In the case of long but “flat-top” signals, the convenience method setup_long_drive() can be used to create arbitrarily long pulses using as little as one template. Another advantage of a LongDrive is that it can be resized with its set_total_duration() method.

Templates can be output all together, or at different times, with get_clk_T() resolution (typically 2 ns) using the output_pulse() method.

Each IF generator has 40 bits frequency and phase resolution, equivalent to 2 mHz and 6 prad, respectively. They can each be programmed with up to 512 frequencies and phases (and phases_q in mixed mode) with the method setup_freq_lut(). During the experiment, the generators can quickly step through the programmed frequencies and phases with the methods select_frequency() and next_frequency(). The change can be made with get_clk_T() resolution (typically 2 ns).

The output of all active pulses in each group is then summed, and there is a dedicated scale stage. The output scaler has 17 bit resolution and can be programmed with up to 512 values (in the range -1 to 1) with the method setup_scale_lut(). The scale can be changed during the experiment with get_clk_T() resolution (typically 2 ns) with select_scale() and next_scale().

The output of each group scaler is finally combined and sent to the either I or Q port of the digital mixer when using digital up-conversion (in mixed mode) or it is directly sent to the digital-to-analog converter (DAC) when in direct mode.

The frequency of the numerically-controlled oscillator (NCO) fed to the LO port of the digital mixer is set using hardware.configure_mixer.

Pulsed input

The image below shows a schematic, functional representation of the input channels of Vivace/Presto during pulsed operation. This section provides a summary of how the methods of the Pulsed class interact with the hardware.

Alternative text

When instantiating the Pulsed class, inputs can be configured in two modes: mixed mode (adc_mode is AdcMode.Mixed) or direct mode (adc_mode is AdcMode.Direct). In mixed mode, the signal sampled in the radio-frequency domain (RF) is down-converted to the intermediate-frequency (IF) domain using a built-in digital IQ mixer and numerically-controlled oscillator (NCO). In direct mode, the digital down-conversion stage is bypassed and the sampled signal is analyzed directly.
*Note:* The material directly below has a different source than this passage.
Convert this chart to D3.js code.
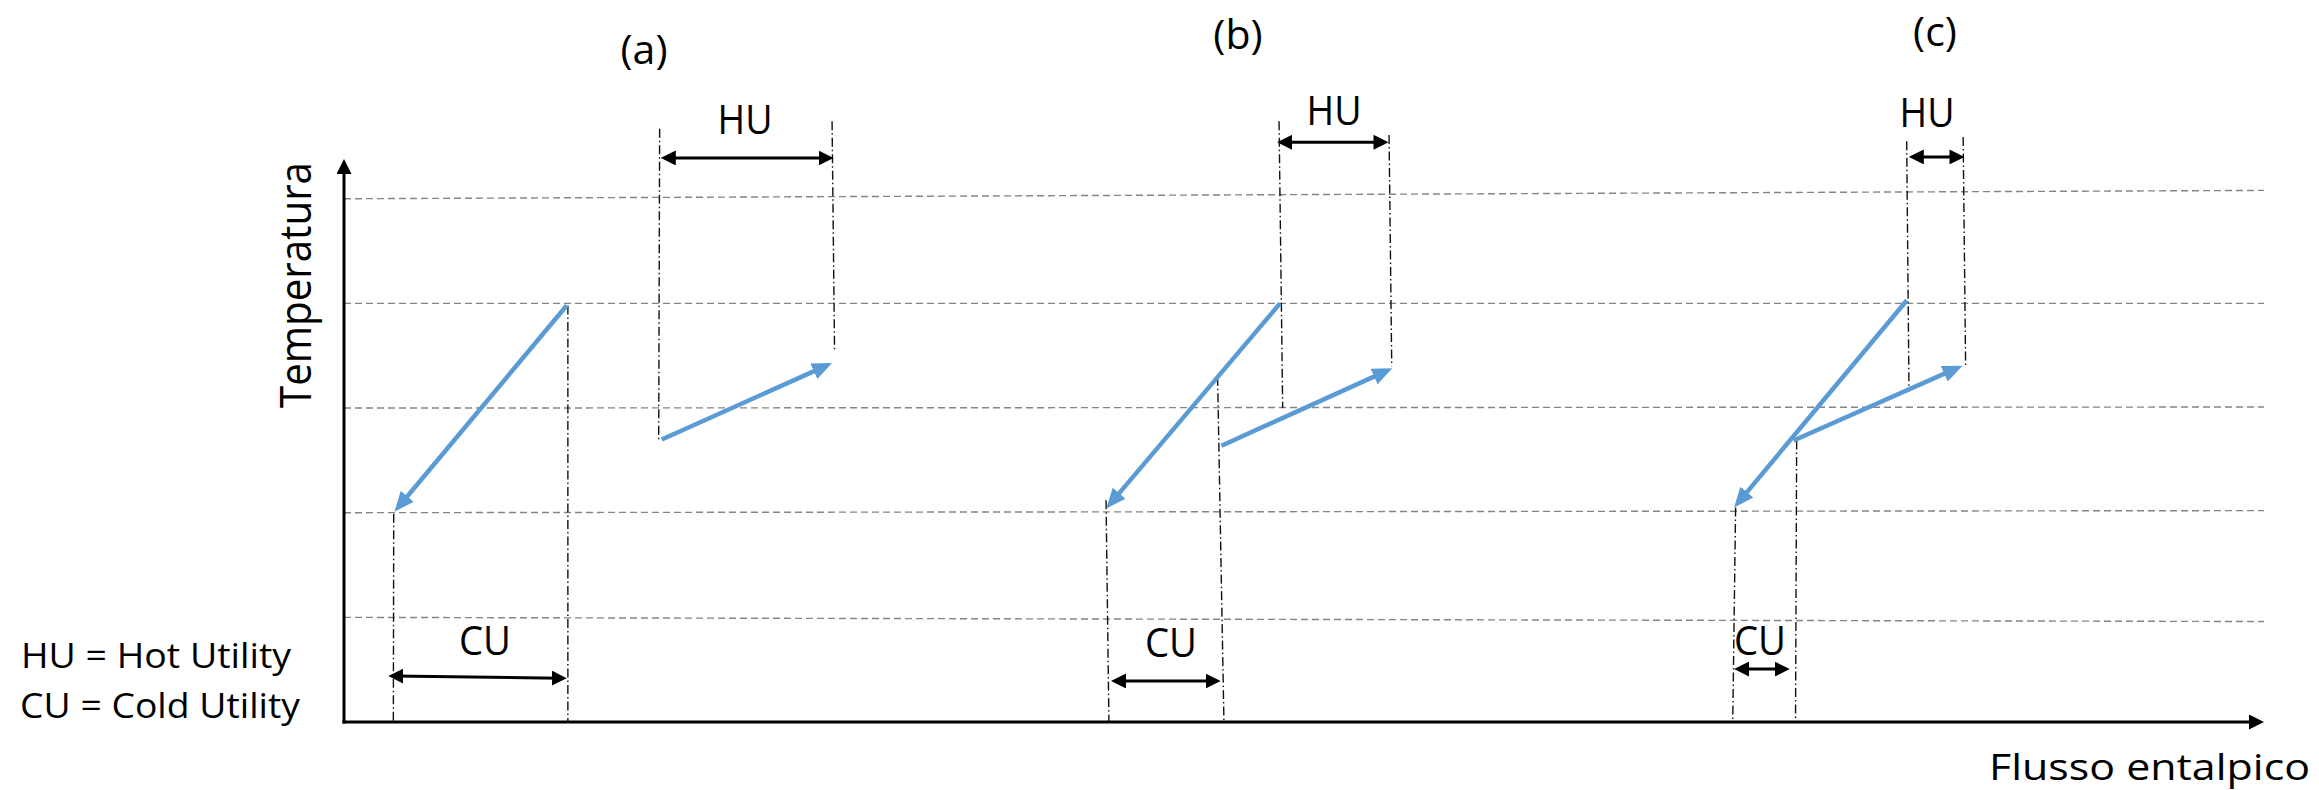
<!DOCTYPE html>
<html><head><meta charset="utf-8">
<script src="https://cdn.jsdelivr.net/npm/d3@7"></script>
<style>html,body{margin:0;padding:0;background:#fff;} svg{display:block;}</style>
</head><body>
<svg id="chart" width="2319" height="790"></svg>
<script>
// ---------- data (enthalpy H in arbitrary units 0..100, temperature T in arbitrary units) ----------
const panels = ["(a)", "(b)", "(c)"];
const hotStart  = [[11.6, 3.98], [48.75, 4.00], [81.4, 4.03]];
const hotEnd    = [[2.63, 2.01], [39.7, 2.04], [72.4, 2.05]];
const coldStart = [[16.55, 2.70], [45.7, 2.64], [75.5, 2.69]];
const coldEnd   = [[25.42, 3.43], [54.6, 3.38], [84.3, 3.405]];
// HU span: [H from, H to, T level]
const huSpan = [[16.5, 25.5, 5.39], [48.6, 54.4, 5.54], [81.5, 84.4, 5.40]];
// CU span: [H from, H to, T left, T right]
const cuSpan = [[2.31, 11.6, 0.44, 0.418], [39.95, 45.66, 0.392, 0.392], [72.4, 75.3, 0.506, 0.506]];
// vertical guide lines: [H top, T top, H bottom, T bottom]
const guides = [
  [2.59, 1.99, 2.57, 0], [11.66, 3.98, 11.66, 0], [16.44, 5.67, 16.39, 2.70], [25.42, 5.74, 25.55, 3.54],
  [39.69, 2.12, 39.84, 0], [45.5, 3.30, 45.83, 0], [48.7, 5.74, 48.89, 3.0], [54.43, 5.61, 54.57, 3.40],
  [72.48, 2.05, 72.33, 0], [75.66, 2.69, 75.6, 0], [81.39, 5.55, 81.51, 3.16], [84.33, 5.59, 84.46, 3.40]
];
// horizontal reference temperature levels (left end, right end)
const gridLeft  = [1, 2, 3, 4, 5];
const gridRight = [0.96, 2.02, 3.01, 4.0, 5.08];
const huLabel = "HU", cuLabel = "CU";
const legendLines = ["HU = Hot Utility", "CU = Cold Utility"];
const xTitle = "Flusso entalpico", yTitle = "Temperatura";
const hMax = 100, tMax = 5.38;

// ---------- layout ----------
const titlePos = [[644, 64], [1238, 49], [1935, 46]];
const huLabelPos = [[745, 134], [1334, 125], [1927, 127]];
const cuLabelPos = [[485, 655], [1171, 657], [1760, 655]];
const FONT = "'Open Sans', 'DejaVu Sans', sans-serif";
const BLUE = "#5B9BD5";

const svg = d3.select("#chart");
const x = d3.scaleLinear().domain([0, hMax]).range([344, 2264]);
const y = d3.scaleLinear().domain([0, tMax]).range([722, 159]);

const defs = svg.append("defs");
defs.append("marker").attr("id", "blueHead").attr("markerUnits", "userSpaceOnUse")
  .attr("viewBox", "0 0 20 17").attr("markerWidth", 20).attr("markerHeight", 17)
  .attr("refX", 12).attr("refY", 8.5).attr("orient", "auto")
  .append("path").attr("d", "M0,0L20,8.5L0,17Z").attr("fill", BLUE);
defs.append("marker").attr("id", "blackHead").attr("markerUnits", "userSpaceOnUse")
  .attr("viewBox", "0 0 15 15").attr("markerWidth", 15).attr("markerHeight", 15)
  .attr("refX", 9).attr("refY", 7.5).attr("orient", "auto-start-reverse")
  .append("path").attr("d", "M0,0L15,7.5L0,15Z").attr("fill", "#000");

function shorten(x1, y1, x2, y2, s1, s2) {
  const dx = x2 - x1, dy = y2 - y1, L = Math.hypot(dx, dy);
  const ux = dx / L, uy = dy / L;
  return [x1 + ux * s1, y1 + uy * s1, x2 - ux * s2, y2 - uy * s2];
}

// grid lines
svg.append("g").selectAll("line").data(gridLeft).join("line")
  .attr("x1", x(0)).attr("y1", d => y(d))
  .attr("x2", x(hMax)).attr("y2", (d, i) => y(gridRight[i]))
  .attr("stroke", "#858585").attr("stroke-width", 1.4).attr("stroke-dasharray", "7,4");

// guides
svg.append("g").selectAll("line").data(guides).join("line")
  .attr("x1", d => x(d[0])).attr("y1", d => y(d[1]))
  .attr("x2", d => x(d[2])).attr("y2", d => y(d[3]))
  .attr("stroke", "#111").attr("stroke-width", 1.4).attr("stroke-dasharray", "9,3,1.5,3");

// axes
const ax = shorten(x(0), y(0), x(hMax), y(0), 0, 6);
svg.append("line").attr("x1", ax[0] - 1.5).attr("y1", ax[1]).attr("x2", ax[2]).attr("y2", ax[3])
  .attr("stroke", "#000").attr("stroke-width", 3).attr("marker-end", "url(#blackHead)");
const ay = shorten(x(0), y(0), x(0), y(tMax), 0, 6);
svg.append("line").attr("x1", ay[0]).attr("y1", ay[1] + 1.5).attr("x2", ay[2]).attr("y2", ay[3])
  .attr("stroke", "#000").attr("stroke-width", 3).attr("marker-end", "url(#blackHead)");

// streams
function stream(starts, ends) {
  svg.append("g").selectAll("line").data(starts).join("line")
    .each(function (d, i) {
      const p = shorten(x(d[0]), y(d[1]), x(ends[i][0]), y(ends[i][1]), 0, 8);
      d3.select(this).attr("x1", p[0]).attr("y1", p[1]).attr("x2", p[2]).attr("y2", p[3]);
    })
    .attr("stroke", BLUE).attr("stroke-width", 4.5).attr("marker-end", "url(#blueHead)");
}
stream(hotStart, hotEnd);
stream(coldStart, coldEnd);

// HU / CU double arrows
svg.append("g").selectAll("line").data(huSpan).join("line")
  .each(function (d) {
    const p = shorten(x(d[0]), y(d[2]), x(d[1]), y(d[2]), 6, 6);
    d3.select(this).attr("x1", p[0]).attr("y1", p[1]).attr("x2", p[2]).attr("y2", p[3]);
  })
  .attr("stroke", "#000").attr("stroke-width", 3)
  .attr("marker-start", "url(#blackHead)").attr("marker-end", "url(#blackHead)");
svg.append("g").selectAll("line").data(cuSpan).join("line")
  .each(function (d) {
    const p = shorten(x(d[0]), y(d[2]), x(d[1]), y(d[3]), 6, 6);
    d3.select(this).attr("x1", p[0]).attr("y1", p[1]).attr("x2", p[2]).attr("y2", p[3]);
  })
  .attr("stroke", "#000").attr("stroke-width", 3)
  .attr("marker-start", "url(#blackHead)").attr("marker-end", "url(#blackHead)");

// texts
const txt = svg.append("g").attr("font-family", FONT).attr("fill", "#000");
txt.selectAll("text.title").data(panels).join("text").attr("class", "title")
  .attr("x", (d, i) => titlePos[i][0]).attr("y", (d, i) => titlePos[i][1])
  .attr("text-anchor", "middle").attr("font-size", 41).text(d => d);
txt.selectAll("text.hu").data(huLabelPos).join("text").attr("class", "hu")
  .attr("x", d => d[0]).attr("y", d => d[1]).attr("text-anchor", "middle")
  .attr("font-size", 40).attr("textLength", 55).attr("lengthAdjust", "spacingAndGlyphs").text(huLabel);
txt.selectAll("text.cu").data(cuLabelPos).join("text").attr("class", "cu")
  .attr("x", d => d[0]).attr("y", d => d[1]).attr("text-anchor", "middle")
  .attr("font-size", 40).attr("textLength", 52).attr("lengthAdjust", "spacingAndGlyphs").text(cuLabel);

txt.append("text").attr("x", 21).attr("y", 668).attr("font-size", 35)
  .attr("textLength", 270).attr("lengthAdjust", "spacingAndGlyphs").text(legendLines[0]);
txt.append("text").attr("x", 20).attr("y", 718).attr("font-size", 35)
  .attr("textLength", 280).attr("lengthAdjust", "spacingAndGlyphs").text(legendLines[1]);

txt.append("text").attr("x", 1989).attr("y", 780).attr("font-size", 37)
  .attr("textLength", 321).attr("lengthAdjust", "spacingAndGlyphs").text(xTitle);
txt.append("text").attr("transform", "translate(311,408) rotate(-90)").attr("font-size", 44)
  .attr("textLength", 246).attr("lengthAdjust", "spacingAndGlyphs").text(yTitle);
</script>
</body></html>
The ports from which to store data are selected by set_store_ports() and the length of each store window by set_store_duration(). The timing of the sampling windows is decided by calling store(). The sampled data is then averaged interleaved and when the sequence is done the averaged traces are transferred to the computer by calling get_store_data(). When using direct mode the returned data is real valued (dtype=np.float64); when using digital down-conversion (mixed mode), the returned data is complex valued (dtype=np.complex128).

It is also possible to match each sampled trace with a pair of reference templates (128 templates available in total). The template pairs and the threshold (\(T\)) are defined in setup_template_matching_pair(). Reference templates are real valued in direct mode and complex valued in mixed mode, while the threshold is always a real number. The timing of each matching event is decided in match(). The result of a template matching event is the scalar product of the sampled trace with a reference template and is therefore a real number \(M\). When matching with a pair of templates, we get two results, \(M_1\) and \(M_2\). After the sequence is done the values of all the template-matching events can be retrieved with get_template_matching_data().

Template-matching results can be used to conditionally output pulses, thus implementing low-latency feedback. The “success” of a match event is determined by \(M_1 + M_2 - T > 0\). It is then possible to output conditional pulses based on the outcome (success or failure) of one or more matching events by using setup_condition().